If a roast isn’t for you, they also knock out some lovely fish and seafood dishes, like Newlyn plaice served with crushed new greens, crab bisque and mussels. Plus, they have veggie and vegan options on the specials board. Gluten-free roasts are also available on request.
Roasts average at £12.
The wood-fired one: ODE&CO (Shaldon)
Situated within the grounds of Coast View Holiday Park in Shaldon, with stunning views out onto Lyme Bay, ODE&Co perhaps isn’t the most obvious place to rock up for Sunday lunch, but boy is it worth a visit. It’s owned by Tim and Clare Bouget, founders of ODE true food – a pioneering sustainable dining concept. They also own café-ODE down the road and ODE dining, which until this year was a restaurant but is now the banner under which they run regular pop-up events. ODE&Co operates mainly as a pizza restaurant catering for tourists during the busy summer months, but the food is so good that the locals are hooked. Open for limited hours during autumn/winter, they do Sunday lunches between 12pm and 3pm.
Their Firewall Roasts are legendary affairs. The meat is cooked in a wood-fired oven using the traditional technique of bricking up half the oven to block the naked flame from burning the meat, allowing the smoke to infuse it, giving it a wonderful oak-smoked aroma and taste.
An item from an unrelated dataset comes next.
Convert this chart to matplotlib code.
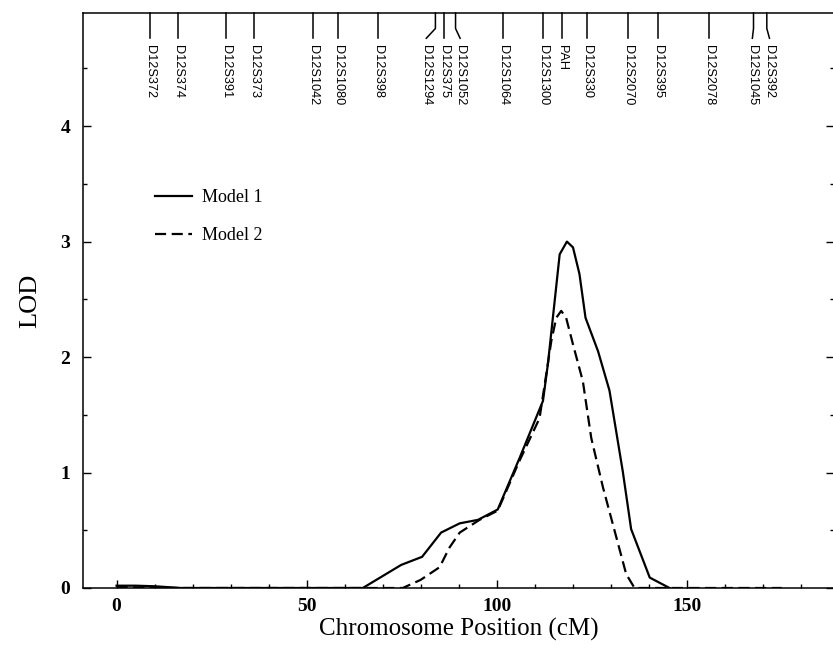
import matplotlib
matplotlib.use("Agg")
import matplotlib.pyplot as plt
import matplotlib.transforms as mtransforms
from matplotlib.ticker import MultipleLocator

# LOD curves along chromosome 12 (cM)
model1_pos = [0, 5, 10, 17, 30, 40, 50, 60, 64.8, 74.9, 80.4, 85.4, 90.3, 95.1,
              100.3, 106.1, 112.2, 113.5, 116.6, 118.5, 120.1, 121.8, 123.4,
              126.7, 129.7, 133.2, 135.4, 140.3, 145.5]
model1_lod = [0.02, 0.02, 0.015, 0.0, 0.0, 0.0, 0.0, 0.0, 0.0, 0.2, 0.27, 0.48,
              0.56, 0.59, 0.68, 1.13, 1.62, 1.94, 2.89, 3.0, 2.95, 2.72, 2.34,
              2.05, 1.71, 1.01, 0.51, 0.09, 0.0]

model2_pos = [0, 10, 20, 30, 40, 50, 60, 70, 75.3, 80, 85, 87.6, 90.3, 95.5,
              100.3, 106, 111.3, 114.4, 115.7, 117.0, 118.3, 120.1, 122.7,
              124.9, 128.0, 131.5, 134.1, 136.3, 145, 160, 175]
model2_lod = [0.01, 0.0, 0.0, 0.0, 0.0, 0.0, 0.0, 0.0, 0.0, 0.07, 0.18, 0.35,
              0.48, 0.59, 0.67, 1.10, 1.47, 2.14, 2.34, 2.40, 2.34, 2.11, 1.79,
              1.30, 0.87, 0.44, 0.12, 0.0, 0.0, 0.0, 0.0]

# marker map along the top
marker_names = ["D12S372", "D12S374", "D12S391", "D12S373", "D12S1042",
                "D12S1080", "D12S398", "D12S1294", "D12S375", "D12S1052",
                "D12S1064", "D12S1300", "PAH", "D12S330", "D12S2070",
                "D12S395", "D12S2078", "D12S1045", "D12S392"]
marker_pos = [8.7, 16.3, 28.7, 36.1, 51.8, 58.4, 68.7, 83.9, 86.1, 89.2,
              101.6, 112.1, 117.1, 123.7, 134.7, 142.6, 155.8, 167.6, 171.1]

# crowded labels get nudged sideways (cM)
label_shift = {"D12S1294": -2.4, "D12S1052": 1.2, "D12S1045": -0.3, "D12S392": 0.7}

serif = "Liberation Serif"

fig = plt.figure(figsize=(8.33, 6.49), dpi=100)
ax = fig.add_axes([0.0993, 0.094, 0.902, 0.886])

ax.plot(model1_pos, model1_lod, color="black", lw=1.6, label="Model 1")
ax.plot(model2_pos, model2_lod, color="black", lw=1.6, dashes=(5, 2.5), label="Model 2")

ax.set_xlim(-8.9, 188.8)
ax.set_ylim(0, 4.98)

ax.xaxis.set_major_locator(MultipleLocator(50))
ax.xaxis.set_minor_locator(MultipleLocator(10))
ax.yaxis.set_major_locator(MultipleLocator(1))
ax.yaxis.set_minor_locator(MultipleLocator(0.5))
ax.tick_params(which="both", direction="in", top=False, right=True, width=1)
ax.tick_params(which="major", length=5.5)
ax.tick_params(which="minor", length=3)
ax.tick_params(axis="x", pad=7)
ax.tick_params(axis="y", pad=9)
for lab in ax.get_xticklabels() + ax.get_yticklabels():
    lab.set_fontfamily(serif)
    lab.set_fontweight("bold")
    lab.set_fontsize(14)
for sp in ax.spines.values():
    sp.set_linewidth(1.1)

ax.set_xlabel("Chromosome Position (cM)", fontfamily=serif, fontsize=18, labelpad=2)
ax.set_ylabel("LOD", fontfamily=serif, fontsize=19, labelpad=14)

# marker ticks hanging from the top frame
trans = mtransforms.blended_transform_factory(ax.transData, ax.transAxes)
for name, pos in zip(marker_names, marker_pos):
    shift = label_shift.get(name, 0)
    if shift:
        xs = [pos, pos, pos + shift]
        ys = [1.0, 0.973, 0.956]
    else:
        xs = [pos, pos]
        ys = [1.0, 0.956]
    ax.plot(xs, ys, color="black", lw=1.1, transform=trans, clip_on=False)
    ax.text(pos + shift, 0.945, name, rotation=270, ha="center", va="top",
            fontsize=9.2, fontfamily="Liberation Sans", transform=trans)

leg = ax.legend(loc="upper left", bbox_to_anchor=(0.074, 0.722), frameon=False,
                prop={"family": serif, "size": 13}, handlelength=2.1,
                handletextpad=0.5, labelspacing=1.18)

fig.savefig("out.png", dpi=100)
It’s served up on platters, sharing-style.
“We use Riverford organic veg and meat from Pipers Farm and Higher Hacknell Organic Farm,” explains Tim. “We also cater for vegetarians with an amazing nut roast and veggie gravy. We serve our roasts with a variety of veg, like red cabbage, roasted squash and cauliflower with smoked cheese.”
Meat roasts are £14.95 and nut roasts £12.95.
The Old Favourite: The Jack In The Green Inn (Rockbeare)
This gem of a place just outside Exeter has recently celebrated its 26th birthday and consistently delivers on food and service. It says a lot that head chef Matt Mason has been there for 22 of those years, ensuring the food is always first-rate and making the most of Devon’s seasonal larder.
“Creedy Carver’s superb duck breasts have been a menu staple since we opened,” says Matt. “Also boned and rolled local pork belly, delivered to us by Steve at Country Farm Butchers in Ottery. We’ve been cooking local, seasonal produce since day one.”
As befits Matt’s creative culinary style, the Sunday lunch menu is traditional with a twist, built on dishes like Pipers Farm chicken breast with savoury bread and butter pudding. If you’re going for a starter, we recommend the black pudding Scotch egg with English mustard – it doesn’t get more British, and is bloomin’ delish. There are also decent veggie options too, like the recent butternut squash tart thin with Quicke’s hard goats’ cheese, sage crisps and toasted nuts and seeds.
Two courses for £23.50, or three for £28.50.
The newbie: The Leaping Salmon (Horrabridge)
When we interviewed Oli and Tom from Exploding Bakery earlier this year about up and coming places to dine out in Devon, they earmarked The Leaping Salmon as one to watch. How right they were. This recently reopened pub in Horrabridge, near Tavistock, doubles up as a café and a pub, with a separate dining room upstairs and three guest bedrooms. It’s run by two 20-something schoolmates, Fred Andrews and Max Phillips, and the simple but tasty menu is drawing customers from across the county.
“The Sunday menu is different to our weekly offering, and we try to make it a bit more exciting than a run of the mill roast,” explains Fred. “That said, we’re a rural pub in Devon, so always cook two roast-style dishes, but there are fish and veggie options too.”
Sample mains include roast pork belly, apple sauce and trimmings; grilled mackerel, potato cakes, salad and horseradish; and braised fennel and potatoes with black olives, chard and goats curd.
Two courses cost £19, or three for £22.